Miss Katie Regrets (Amazon)
John Maher’s story “Miss Katie Regrets” The story of the blue-rinse transvestite, the Provo in the fawn Lacoste sweater and the government minister started off with just a little splash of pee-pee and a couple of shouts on a clammy June night in the summer of 2005.
The seemingly humdrum shooting of an ex-paramilitary anti-drugs campaigner leads Detective Thomas Barrett to an online male prostitution service and to hints of a line with a politician appearing at a tribunal into corrupt property speculation. Barrett is given sick leave as new forces within the British and Irish centres of power allow him to pursue the sensitive investigation offstage.At the centre of an apparent spider’s web of intrigue sits the enigmatic figure of Miss Katie, a crabby Dublin transvestite who will, under pressure, kiss and tell. And, perhaps, kill too…
Kirkus Reviews (www.kirkusreviews.com)
A righteous Dublin detective digs deep into a murder with political and international roots.

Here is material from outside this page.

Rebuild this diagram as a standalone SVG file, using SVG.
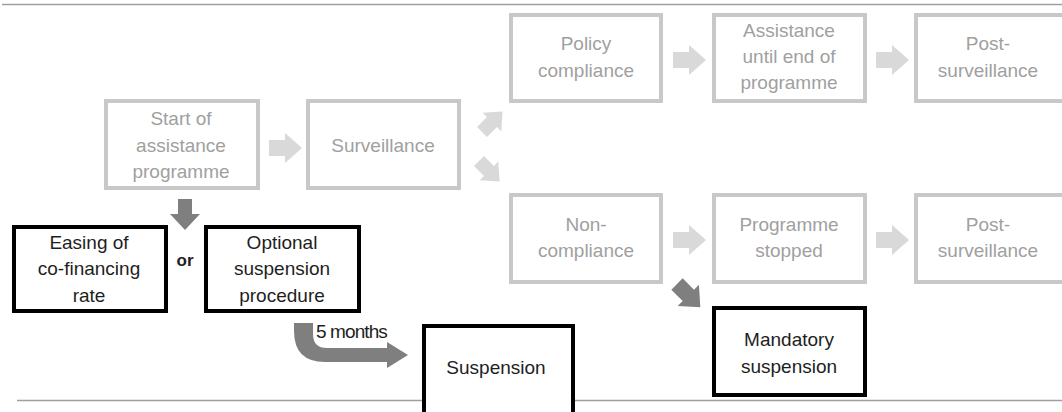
<svg xmlns="http://www.w3.org/2000/svg" width="1062" height="412" viewBox="0 0 1062 412">
<style>
.gbox{fill:#ffffff;stroke:#c8c8c8;stroke-width:4}
.bbox{fill:#ffffff;stroke:#000000;stroke-width:4}
.gt{font-family:"Liberation Sans",Arial,sans-serif;font-size:19px;fill:#a0a0a0;text-anchor:middle}
.bt{font-family:"Liberation Sans",Arial,sans-serif;font-size:19px;fill:#1e1e1e;text-anchor:middle}
.la{fill:#d9d9d9}
.da{fill:#7f7f7f}
.rule{stroke:#a0a0a0;stroke-width:1.5}
</style>
<defs>
<path id="ra" d="M0,-8 H16 V-15 L33,0 L16,15 V8 H0 Z"/>
</defs>
<rect width="1062" height="412" fill="#ffffff"/>
<line class="rule" x1="2" y1="4.5" x2="1062" y2="4.5"/>
<line class="rule" x1="17" y1="400.5" x2="1062" y2="400.5"/>

<g id="connectors">
<use href="#ra" class="la" transform="translate(269,148)"/>
<use href="#ra" class="la" transform="translate(673,60)"/>
<use href="#ra" class="la" transform="translate(876,60)"/>
<use href="#ra" class="la" transform="translate(673,240)"/>
<use href="#ra" class="la" transform="translate(876,240)"/>
<use href="#ra" class="la" transform="translate(482,132) rotate(-45) scale(0.88)"/>
<use href="#ra" class="la" transform="translate(479,161) rotate(45) scale(0.88)"/>
<use href="#ra" class="da" transform="translate(677,284) rotate(45) scale(1)"/>
<polygon class="da" points="178,199 192,199 192,214 200,214 185,230 170,214 178,214"/>
<path class="da" d="M294,323 H313 V334 Q313,348 327,348 H387 V342 L408,355 L387,368 V362 H325 Q294,362 294,331 Z"/>
<text x="185" y="266" class="bt" style="font-size:17px;font-weight:bold">or</text>
<text x="316" y="338" class="bt" style="font-size:19px;text-anchor:start;letter-spacing:-0.9px">5 months</text>
</g>

<g id="start">
<rect class="gbox" x="106" y="101" width="152" height="87"/>
<text class="gt" x="181" y="125">Start of</text>
<text class="gt" x="181" y="152">assistance</text>
<text class="gt" x="181" y="178">programme</text>
</g>
<g id="surveillance">
<rect class="gbox" x="308" y="101" width="151" height="87"/>
<text class="gt" x="383" y="152">Surveillance</text>
</g>
<g id="policy">
<rect class="gbox" x="511" y="15" width="150" height="86"/>
<text class="gt" x="586" y="50">Policy</text>
<text class="gt" x="586" y="77">compliance</text>
</g>
<g id="assistance">
<rect class="gbox" x="714" y="15" width="151" height="86"/>
<text class="gt" x="789" y="37">Assistance</text>
<text class="gt" x="789" y="63">until end of</text>
<text class="gt" x="789" y="89">programme</text>
</g>
<g id="post1">
<rect class="gbox" x="916" y="15" width="160" height="86"/>
<text class="gt" x="988" y="50">Post-</text>
<text class="gt" x="988" y="77">surveillance</text>
</g>
<g id="noncompliance">
<rect class="gbox" x="511" y="195" width="150" height="87"/>
<text class="gt" x="586" y="231">Non-</text>
<text class="gt" x="586" y="257">compliance</text>
</g>
<g id="stopped">
<rect class="gbox" x="714" y="195" width="151" height="87"/>
<text class="gt" x="789" y="231">Programme</text>
<text class="gt" x="789" y="257">stopped</text>
</g>
<g id="post2">
<rect class="gbox" x="916" y="195" width="160" height="87"/>
<text class="gt" x="988" y="231">Post-</text>
<text class="gt" x="988" y="257">surveillance</text>
</g>
<g id="easing">
<rect class="bbox" x="14" y="227" width="152" height="84"/>
<text class="bt" x="89" y="249">Easing of</text>
<text class="bt" x="89" y="275">co-financing</text>
<text class="bt" x="89" y="302">rate</text>
</g>
<g id="optional">
<rect class="bbox" x="206" y="227" width="153" height="84"/>
<text class="bt" x="282" y="249">Optional</text>
<text class="bt" x="282" y="275">suspension</text>
<text class="bt" x="282" y="302">procedure</text>
</g>
<g id="suspension">
<rect class="bbox" x="424" y="326" width="149" height="100"/>
<text class="bt" x="496" y="374">Suspension</text>
</g>
<g id="mandatory">
<rect class="bbox" x="714" y="308" width="151" height="87"/>
<text class="bt" x="789" y="346">Mandatory</text>
<text class="bt" x="789" y="373">suspension</text>
</g>
</svg>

Narrator Thomas Barrett begins his tale with the sad murder of Larry McMenamin, whose work in Dublin’s poorest neighborhoods as an anti-drug activist brought him a truckload of enemies. Barrett had spoken to McMenamin on the phone only days earlier about the pending prosecution of a high-powered politician named Brian Toomey. Barrett is convinced of Toomey’s guilt in a case involving bombs in Northern Ireland but fears that the slick operator will slip the noose. Barrett has a prickly ex-wife, a mother fading away in a rest home and a deceased father who worked for decades as a journalist and protected Toomey’s secret homosexuality. Barrett and his partner Murray (“Squirrel”) begin their complicated probe by questioning the handful of men who’d recently menaced McMenamin. They also, after uncovering information retrieved from computers, head to Amsterdam to look into the sex trade. But the investigation gains traction only when Barrett meets an imposing transvestite named Miss Katie, who holds deep and dangerous secrets very close to her enhanced chest.
Barry, aka John Maher (The Luck Penny, 2007, etc.), writes with grit and crackle, and the narrative ricochets briskly from past to present and professional to personal.